The minimum contractual requirements are: advance notice periods for model deprecations (90 days is a reasonable baseline for production systems), data residency commitments that specify jurisdiction and are technically verifiable through audit rights rather than self-attestation, API versioning windows that guarantee backward compatibility for a defined period, and SLA terms that specify availability guarantees with financial consequences for breach. These are standard software procurement terms applied to a new dependency category. Any vendor unwilling to provide them is signalling that operational continuity is not a shared concern.
LangGraph, Microsoft Semantic Kernel, and DSPy are the three frameworks with the most mature production track records as of mid-2025. LangGraph provides explicit state machine control over agent coordination, which is useful in regulated environments where audit trails are required. Semantic Kernel integrates well with Azure-hosted infrastructure and enterprise identity systems. DSPy takes a different approach, optimising prompts and agent pipelines programmatically rather than through manual prompt engineering. The selection should be driven by the organisation's existing infrastructure, the complexity of the coordination patterns required, and the cost of migrating the orchestration layer if the framework's development trajectory diverges from requirements.

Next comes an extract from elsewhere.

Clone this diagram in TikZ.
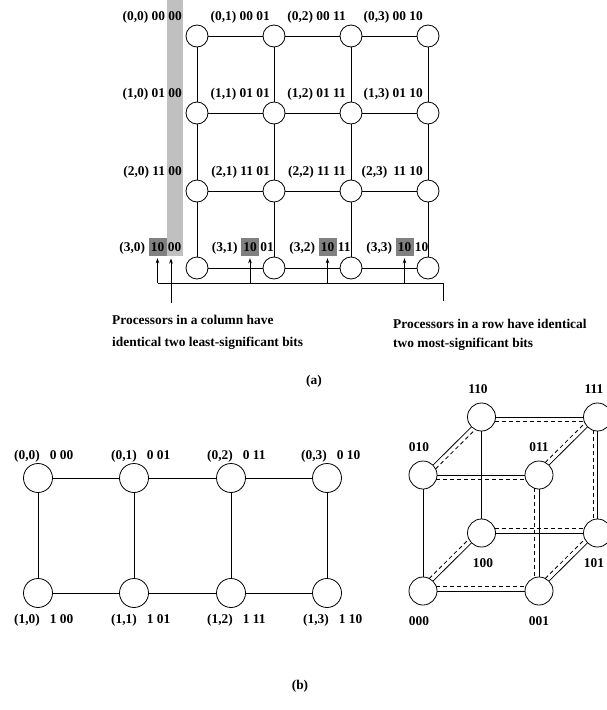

The migration timeline depends heavily on how tightly the existing application logic is coupled to a specific model's output format and behaviour. Systems that were built with clean separation between the AI call and the downstream processing logic can typically be refactored to an orchestration pattern in eight to sixteen weeks for a single workload. Systems where the application logic has been built around the idiosyncrasies of a specific model's outputs require more extensive rework. The more important planning consideration is that orchestration migrations should be done workload by workload, not as a single cutover, which means the full transition for a complex deployment may span two to three quarters.